R – Não lembro... mas tem uma canção que eu falo que é muito bonita porque eu acho que serve pra qualquer pessoa. Eu fui uma vez na feira da Reatech e eles sempre fazem apresentação de pessoas com deficiência, de teatro, dança, tem uma moça que dança a dança do ventre com uma perna só. E eles fizeram uma apresentação de um teatro com as pessoas com cadeira de rodas e eles colocaram as pessoas com correntes, faixa na boca e eles cantaram aquela música da Jamily. Acho que não teve quem não se emocionou e não se arrepiou porque foi uma coisa muito bonita.
P/1 – Qual é a música?
R – (cantando) “Acredite que nenhum de nós já nasceu com jeito pra super-herói. Nosso sonho a gente é quem constrói, é vencer os limites, escalando as fortalezas, conquistando o impossível pela fé. Campeão, vencedor, Deus dá asas, faz seu voo. Campeão, vencedor, esta fé que te faz imbatível e te faz um vencedor”. Esse louvor é muito bonito, é uma coisa que toca muito na pessoa porque fala que ninguém é super-herói, a gente tem que batalhar, lutar e conquistar aquilo que a gente quer realmente.
P/1 – Tá certo, vou te fazer a penúltima pergunta então: Quais são seus sonhos?

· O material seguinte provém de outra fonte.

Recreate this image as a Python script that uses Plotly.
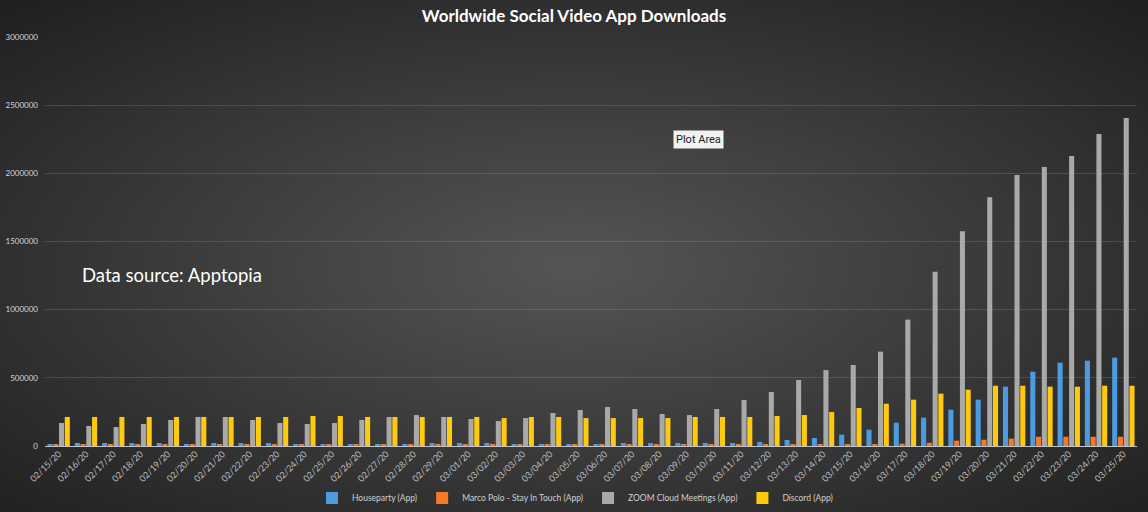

R – Meus sonhos são terminar meus estudos, conseguir uma casa que seja minha porque eu moro de aluguel e um novo amor (risos), que é o mais difícil, eu acho. Eu acho que a casa e o estudo é até mais fácil, eu acho que o amor é o mais difícil.
P/1 – E por fim, como é que foi contar a sua história?
R – Ah, foi bom (risos).
P/1 – Tá bom, Cris, muito obrigada, viu?